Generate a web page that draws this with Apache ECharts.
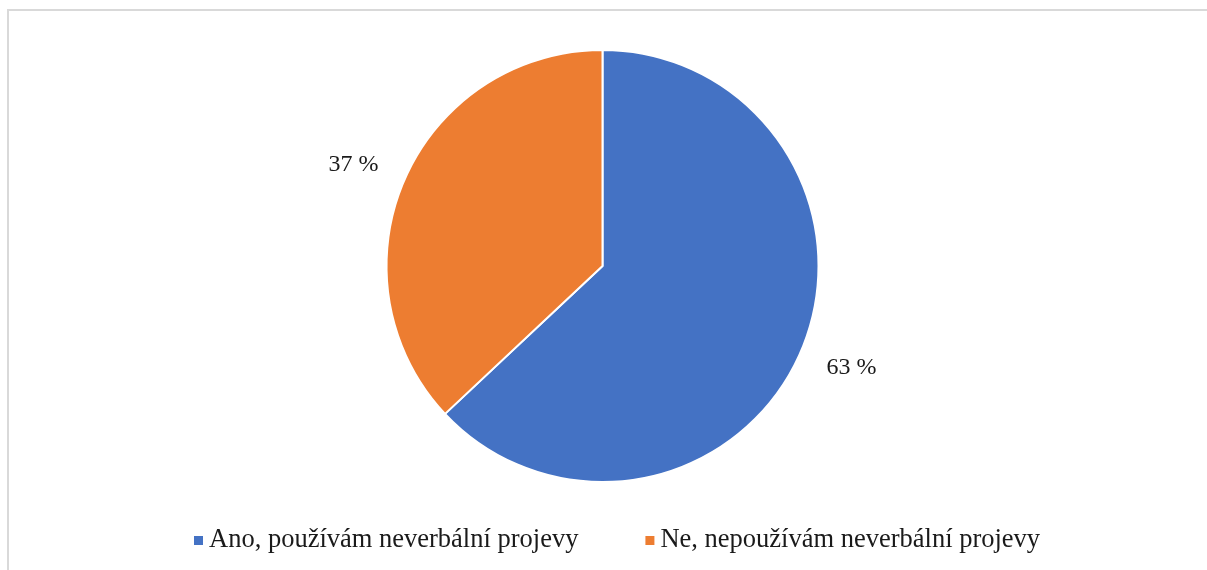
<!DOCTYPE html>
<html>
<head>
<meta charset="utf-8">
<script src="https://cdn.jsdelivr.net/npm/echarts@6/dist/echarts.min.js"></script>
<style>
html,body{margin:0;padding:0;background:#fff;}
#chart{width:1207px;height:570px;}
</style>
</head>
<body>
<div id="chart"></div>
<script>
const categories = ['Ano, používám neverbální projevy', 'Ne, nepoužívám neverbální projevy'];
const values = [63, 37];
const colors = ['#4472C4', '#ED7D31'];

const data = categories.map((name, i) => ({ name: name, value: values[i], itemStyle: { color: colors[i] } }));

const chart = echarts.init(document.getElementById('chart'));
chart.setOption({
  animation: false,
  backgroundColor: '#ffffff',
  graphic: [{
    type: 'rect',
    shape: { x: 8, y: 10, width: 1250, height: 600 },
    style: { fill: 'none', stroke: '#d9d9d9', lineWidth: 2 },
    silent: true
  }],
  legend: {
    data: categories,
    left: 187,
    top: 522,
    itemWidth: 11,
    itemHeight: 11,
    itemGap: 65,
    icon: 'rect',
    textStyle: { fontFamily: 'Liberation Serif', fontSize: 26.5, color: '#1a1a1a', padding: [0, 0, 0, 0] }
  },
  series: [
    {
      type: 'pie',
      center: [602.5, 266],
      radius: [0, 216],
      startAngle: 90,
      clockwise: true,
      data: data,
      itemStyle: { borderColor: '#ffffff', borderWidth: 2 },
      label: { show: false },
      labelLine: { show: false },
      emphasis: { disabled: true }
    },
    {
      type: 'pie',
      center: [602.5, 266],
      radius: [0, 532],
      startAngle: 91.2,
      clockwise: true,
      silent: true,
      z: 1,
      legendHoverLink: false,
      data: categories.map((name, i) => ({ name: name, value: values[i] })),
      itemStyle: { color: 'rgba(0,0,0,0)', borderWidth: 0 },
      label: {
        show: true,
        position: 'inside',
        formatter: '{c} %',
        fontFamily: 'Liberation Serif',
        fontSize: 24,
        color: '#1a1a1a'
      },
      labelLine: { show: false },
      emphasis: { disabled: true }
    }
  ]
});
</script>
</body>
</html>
-------------------------
■ What needs to be done
Extract every line of the data exactly; pictures stay out.

■ Expected answer
Generate a web page that draws this with Apache ECharts.
<!DOCTYPE html>
<html>
<head>
<meta charset="utf-8">
<script src="https://cdn.jsdelivr.net/npm/echarts@6/dist/echarts.min.js"></script>
<style>
html,body{margin:0;padding:0;background:#fff;}
#chart{width:1207px;height:570px;}
</style>
</head>
<body>
<div id="chart"></div>
<script>
const categories = ['Ano, používám neverbální projevy', 'Ne, nepoužívám neverbální projevy'];
const values = [63, 37];
const colors = ['#4472C4', '#ED7D31'];

const data = categories.map((name, i) => ({ name: name, value: values[i], itemStyle: { color: colors[i] } }));

const chart = echarts.init(document.getElementById('chart'));
chart.setOption({
  animation: false,
  backgroundColor: '#ffffff',
  graphic: [{
    type: 'rect',
    shape: { x: 8, y: 10, width: 1250, height: 600 },
    style: { fill: 'none', stroke: '#d9d9d9', lineWidth: 2 },
    silent: true
  }],
  legend: {
    data: categories,
    left: 187,
    top: 522,
    itemWidth: 11,
    itemHeight: 11,
    itemGap: 65,
    icon: 'rect',
    textStyle: { fontFamily: 'Liberation Serif', fontSize: 26.5, color: '#1a1a1a', padding: [0, 0, 0, 0] }
  },
  series: [
    {
      type: 'pie',
      center: [602.5, 266],
      radius: [0, 216],
      startAngle: 90,
      clockwise: true,
      data: data,
      itemStyle: { borderColor: '#ffffff', borderWidth: 2 },
      label: { show: false },
      labelLine: { show: false },
      emphasis: { disabled: true }
    },
    {
      type: 'pie',
      center: [602.5, 266],
      radius: [0, 532],
      startAngle: 91.2,
      clockwise: true,
      silent: true,
      z: 1,
      legendHoverLink: false,
      data: categories.map((name, i) => ({ name: name, value: values[i] })),
      itemStyle: { color: 'rgba(0,0,0,0)', borderWidth: 0 },
      label: {
        show: true,
        position: 'inside',
        formatter: '{c} %',
        fontFamily: 'Liberation Serif',
        fontSize: 24,
        color: '#1a1a1a'
      },
      labelLine: { show: false },
      emphasis: { disabled: true }
    }
  ]
});
</script>
</body>
</html>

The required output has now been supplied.